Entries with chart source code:
------------

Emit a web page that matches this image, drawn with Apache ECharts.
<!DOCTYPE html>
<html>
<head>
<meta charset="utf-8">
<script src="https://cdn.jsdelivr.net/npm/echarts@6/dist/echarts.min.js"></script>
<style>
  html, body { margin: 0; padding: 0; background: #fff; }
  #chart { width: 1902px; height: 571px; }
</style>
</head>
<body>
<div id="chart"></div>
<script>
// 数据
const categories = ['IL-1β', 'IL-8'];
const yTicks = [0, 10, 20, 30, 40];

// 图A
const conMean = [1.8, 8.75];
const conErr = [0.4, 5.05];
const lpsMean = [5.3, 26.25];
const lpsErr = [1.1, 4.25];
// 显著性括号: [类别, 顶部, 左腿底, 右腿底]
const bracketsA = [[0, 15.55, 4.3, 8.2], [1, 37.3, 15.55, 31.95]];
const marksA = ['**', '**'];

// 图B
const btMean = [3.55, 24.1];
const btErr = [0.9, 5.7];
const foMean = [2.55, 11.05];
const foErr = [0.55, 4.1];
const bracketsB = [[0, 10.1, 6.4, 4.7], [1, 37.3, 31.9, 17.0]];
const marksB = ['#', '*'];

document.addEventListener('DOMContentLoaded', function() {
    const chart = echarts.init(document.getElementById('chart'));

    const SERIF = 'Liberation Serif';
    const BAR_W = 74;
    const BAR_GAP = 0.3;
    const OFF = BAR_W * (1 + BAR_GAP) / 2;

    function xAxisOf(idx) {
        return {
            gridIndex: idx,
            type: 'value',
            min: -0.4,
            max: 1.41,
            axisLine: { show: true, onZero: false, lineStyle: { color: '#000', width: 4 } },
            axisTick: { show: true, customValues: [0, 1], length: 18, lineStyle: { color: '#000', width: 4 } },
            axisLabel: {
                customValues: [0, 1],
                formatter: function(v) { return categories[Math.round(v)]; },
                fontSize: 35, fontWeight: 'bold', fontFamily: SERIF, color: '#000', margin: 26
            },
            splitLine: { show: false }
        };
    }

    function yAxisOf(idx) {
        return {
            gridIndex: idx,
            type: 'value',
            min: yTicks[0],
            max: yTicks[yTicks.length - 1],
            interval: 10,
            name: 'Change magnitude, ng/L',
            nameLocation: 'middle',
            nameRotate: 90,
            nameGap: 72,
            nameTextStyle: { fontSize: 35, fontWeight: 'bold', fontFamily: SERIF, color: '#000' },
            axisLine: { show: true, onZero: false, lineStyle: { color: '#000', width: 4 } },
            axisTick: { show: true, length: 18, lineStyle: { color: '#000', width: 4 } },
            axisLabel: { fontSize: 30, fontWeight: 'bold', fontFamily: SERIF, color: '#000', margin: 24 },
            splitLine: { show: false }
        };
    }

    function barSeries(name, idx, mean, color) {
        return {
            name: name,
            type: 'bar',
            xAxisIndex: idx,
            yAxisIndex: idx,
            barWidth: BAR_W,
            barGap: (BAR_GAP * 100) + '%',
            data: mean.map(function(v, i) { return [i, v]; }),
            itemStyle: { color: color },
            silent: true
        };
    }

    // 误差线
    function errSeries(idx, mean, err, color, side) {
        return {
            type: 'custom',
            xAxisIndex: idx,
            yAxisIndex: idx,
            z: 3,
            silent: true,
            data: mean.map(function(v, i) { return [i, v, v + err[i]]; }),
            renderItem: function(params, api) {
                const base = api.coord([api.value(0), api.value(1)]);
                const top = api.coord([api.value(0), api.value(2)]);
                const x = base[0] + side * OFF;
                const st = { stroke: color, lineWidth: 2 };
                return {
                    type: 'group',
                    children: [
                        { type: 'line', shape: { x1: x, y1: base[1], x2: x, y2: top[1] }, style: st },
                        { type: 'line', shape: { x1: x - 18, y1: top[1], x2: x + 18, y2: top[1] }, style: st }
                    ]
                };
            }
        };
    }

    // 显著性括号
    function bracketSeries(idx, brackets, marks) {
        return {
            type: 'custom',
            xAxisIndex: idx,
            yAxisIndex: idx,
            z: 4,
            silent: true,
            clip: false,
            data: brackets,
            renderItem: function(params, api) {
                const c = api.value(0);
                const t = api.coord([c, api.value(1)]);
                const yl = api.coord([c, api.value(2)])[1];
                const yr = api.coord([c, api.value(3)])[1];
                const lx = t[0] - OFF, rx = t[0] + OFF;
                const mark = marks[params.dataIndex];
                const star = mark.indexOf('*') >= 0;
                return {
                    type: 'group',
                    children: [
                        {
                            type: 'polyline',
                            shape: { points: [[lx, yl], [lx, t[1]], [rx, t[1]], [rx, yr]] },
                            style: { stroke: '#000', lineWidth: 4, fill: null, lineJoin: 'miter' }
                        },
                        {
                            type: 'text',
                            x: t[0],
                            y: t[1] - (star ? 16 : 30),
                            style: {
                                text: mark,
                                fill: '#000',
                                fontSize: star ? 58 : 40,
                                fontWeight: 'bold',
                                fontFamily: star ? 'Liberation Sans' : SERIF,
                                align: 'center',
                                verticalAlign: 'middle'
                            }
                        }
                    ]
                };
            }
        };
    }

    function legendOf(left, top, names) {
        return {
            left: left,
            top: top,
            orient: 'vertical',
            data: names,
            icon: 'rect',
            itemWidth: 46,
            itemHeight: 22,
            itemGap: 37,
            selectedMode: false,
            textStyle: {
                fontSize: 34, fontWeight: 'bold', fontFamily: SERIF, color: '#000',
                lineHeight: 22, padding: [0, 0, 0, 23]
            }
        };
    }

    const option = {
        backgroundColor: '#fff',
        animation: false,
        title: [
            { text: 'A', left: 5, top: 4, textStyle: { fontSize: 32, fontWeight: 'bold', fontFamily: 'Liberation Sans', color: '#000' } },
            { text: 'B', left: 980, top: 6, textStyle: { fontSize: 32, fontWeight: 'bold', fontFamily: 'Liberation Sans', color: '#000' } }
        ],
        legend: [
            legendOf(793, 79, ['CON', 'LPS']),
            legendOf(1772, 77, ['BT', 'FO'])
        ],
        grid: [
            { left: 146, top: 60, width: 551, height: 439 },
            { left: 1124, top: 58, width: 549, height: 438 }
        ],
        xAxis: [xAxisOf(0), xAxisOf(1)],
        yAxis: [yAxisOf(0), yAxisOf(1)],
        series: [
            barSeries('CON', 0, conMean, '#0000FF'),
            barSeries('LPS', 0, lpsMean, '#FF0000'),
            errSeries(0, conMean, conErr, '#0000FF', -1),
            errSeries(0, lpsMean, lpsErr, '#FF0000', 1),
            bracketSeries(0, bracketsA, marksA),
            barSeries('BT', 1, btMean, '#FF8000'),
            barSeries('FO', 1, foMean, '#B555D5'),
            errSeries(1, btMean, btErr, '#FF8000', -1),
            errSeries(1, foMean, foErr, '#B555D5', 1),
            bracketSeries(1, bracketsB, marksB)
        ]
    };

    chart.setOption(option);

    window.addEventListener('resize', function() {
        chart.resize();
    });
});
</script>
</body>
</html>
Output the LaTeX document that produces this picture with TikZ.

------------

- _Problem statement_
Retype each record exactly, leaving nothing out.

- _Written response_
Emit a web page that matches this image, drawn with Apache ECharts.
<!DOCTYPE html>
<html>
<head>
<meta charset="utf-8">
<script src="https://cdn.jsdelivr.net/npm/echarts@6/dist/echarts.min.js"></script>
<style>
  html, body { margin: 0; padding: 0; background: #fff; }
  #chart { width: 1902px; height: 571px; }
</style>
</head>
<body>
<div id="chart"></div>
<script>
// 数据
const categories = ['IL-1β', 'IL-8'];
const yTicks = [0, 10, 20, 30, 40];

// 图A
const conMean = [1.8, 8.75];
const conErr = [0.4, 5.05];
const lpsMean = [5.3, 26.25];
const lpsErr = [1.1, 4.25];
// 显著性括号: [类别, 顶部, 左腿底, 右腿底]
const bracketsA = [[0, 15.55, 4.3, 8.2], [1, 37.3, 15.55, 31.95]];
const marksA = ['**', '**'];

// 图B
const btMean = [3.55, 24.1];
const btErr = [0.9, 5.7];
const foMean = [2.55, 11.05];
const foErr = [0.55, 4.1];
const bracketsB = [[0, 10.1, 6.4, 4.7], [1, 37.3, 31.9, 17.0]];
const marksB = ['#', '*'];

document.addEventListener('DOMContentLoaded', function() {
    const chart = echarts.init(document.getElementById('chart'));

    const SERIF = 'Liberation Serif';
    const BAR_W = 74;
    const BAR_GAP = 0.3;
    const OFF = BAR_W * (1 + BAR_GAP) / 2;

    function xAxisOf(idx) {
        return {
            gridIndex: idx,
            type: 'value',
            min: -0.4,
            max: 1.41,
            axisLine: { show: true, onZero: false, lineStyle: { color: '#000', width: 4 } },
            axisTick: { show: true, customValues: [0, 1], length: 18, lineStyle: { color: '#000', width: 4 } },
            axisLabel: {
                customValues: [0, 1],
                formatter: function(v) { return categories[Math.round(v)]; },
                fontSize: 35, fontWeight: 'bold', fontFamily: SERIF, color: '#000', margin: 26
            },
            splitLine: { show: false }
        };
    }

    function yAxisOf(idx) {
        return {
            gridIndex: idx,
            type: 'value',
            min: yTicks[0],
            max: yTicks[yTicks.length - 1],
            interval: 10,
            name: 'Change magnitude, ng/L',
            nameLocation: 'middle',
            nameRotate: 90,
            nameGap: 72,
            nameTextStyle: { fontSize: 35, fontWeight: 'bold', fontFamily: SERIF, color: '#000' },
            axisLine: { show: true, onZero: false, lineStyle: { color: '#000', width: 4 } },
            axisTick: { show: true, length: 18, lineStyle: { color: '#000', width: 4 } },
            axisLabel: { fontSize: 30, fontWeight: 'bold', fontFamily: SERIF, color: '#000', margin: 24 },
            splitLine: { show: false }
        };
    }

    function barSeries(name, idx, mean, color) {
        return {
            name: name,
            type: 'bar',
            xAxisIndex: idx,
            yAxisIndex: idx,
            barWidth: BAR_W,
            barGap: (BAR_GAP * 100) + '%',
            data: mean.map(function(v, i) { return [i, v]; }),
            itemStyle: { color: color },
            silent: true
        };
    }

    // 误差线
    function errSeries(idx, mean, err, color, side) {
        return {
            type: 'custom',
            xAxisIndex: idx,
            yAxisIndex: idx,
            z: 3,
            silent: true,
            data: mean.map(function(v, i) { return [i, v, v + err[i]]; }),
            renderItem: function(params, api) {
                const base = api.coord([api.value(0), api.value(1)]);
                const top = api.coord([api.value(0), api.value(2)]);
                const x = base[0] + side * OFF;
                const st = { stroke: color, lineWidth: 2 };
                return {
                    type: 'group',
                    children: [
                        { type: 'line', shape: { x1: x, y1: base[1], x2: x, y2: top[1] }, style: st },
                        { type: 'line', shape: { x1: x - 18, y1: top[1], x2: x + 18, y2: top[1] }, style: st }
                    ]
                };
            }
        };
    }

    // 显著性括号
    function bracketSeries(idx, brackets, marks) {
        return {
            type: 'custom',
            xAxisIndex: idx,
            yAxisIndex: idx,
            z: 4,
            silent: true,
            clip: false,
            data: brackets,
            renderItem: function(params, api) {
                const c = api.value(0);
                const t = api.coord([c, api.value(1)]);
                const yl = api.coord([c, api.value(2)])[1];
                const yr = api.coord([c, api.value(3)])[1];
                const lx = t[0] - OFF, rx = t[0] + OFF;
                const mark = marks[params.dataIndex];
                const star = mark.indexOf('*') >= 0;
                return {
                    type: 'group',
                    children: [
                        {
                            type: 'polyline',
                            shape: { points: [[lx, yl], [lx, t[1]], [rx, t[1]], [rx, yr]] },
                            style: { stroke: '#000', lineWidth: 4, fill: null, lineJoin: 'miter' }
                        },
                        {
                            type: 'text',
                            x: t[0],
                            y: t[1] - (star ? 16 : 30),
                            style: {
                                text: mark,
                                fill: '#000',
                                fontSize: star ? 58 : 40,
                                fontWeight: 'bold',
                                fontFamily: star ? 'Liberation Sans' : SERIF,
                                align: 'center',
                                verticalAlign: 'middle'
                            }
                        }
                    ]
                };
            }
        };
    }

    function legendOf(left, top, names) {
        return {
            left: left,
            top: top,
            orient: 'vertical',
            data: names,
            icon: 'rect',
            itemWidth: 46,
            itemHeight: 22,
            itemGap: 37,
            selectedMode: false,
            textStyle: {
                fontSize: 34, fontWeight: 'bold', fontFamily: SERIF, color: '#000',
                lineHeight: 22, padding: [0, 0, 0, 23]
            }
        };
    }

    const option = {
        backgroundColor: '#fff',
        animation: false,
        title: [
            { text: 'A', left: 5, top: 4, textStyle: { fontSize: 32, fontWeight: 'bold', fontFamily: 'Liberation Sans', color: '#000' } },
            { text: 'B', left: 980, top: 6, textStyle: { fontSize: 32, fontWeight: 'bold', fontFamily: 'Liberation Sans', color: '#000' } }
        ],
        legend: [
            legendOf(793, 79, ['CON', 'LPS']),
            legendOf(1772, 77, ['BT', 'FO'])
        ],
        grid: [
            { left: 146, top: 60, width: 551, height: 439 },
            { left: 1124, top: 58, width: 549, height: 438 }
        ],
        xAxis: [xAxisOf(0), xAxisOf(1)],
        yAxis: [yAxisOf(0), yAxisOf(1)],
        series: [
            barSeries('CON', 0, conMean, '#0000FF'),
            barSeries('LPS', 0, lpsMean, '#FF0000'),
            errSeries(0, conMean, conErr, '#0000FF', -1),
            errSeries(0, lpsMean, lpsErr, '#FF0000', 1),
            bracketSeries(0, bracketsA, marksA),
            barSeries('BT', 1, btMean, '#FF8000'),
            barSeries('FO', 1, foMean, '#B555D5'),
            errSeries(1, btMean, btErr, '#FF8000', -1),
            errSeries(1, foMean, foErr, '#B555D5', 1),
            bracketSeries(1, bracketsB, marksB)
        ]
    };

    chart.setOption(option);

    window.addEventListener('resize', function() {
        chart.resize();
    });
});
</script>
</body>
</html>
Output the LaTeX document that produces this picture with TikZ.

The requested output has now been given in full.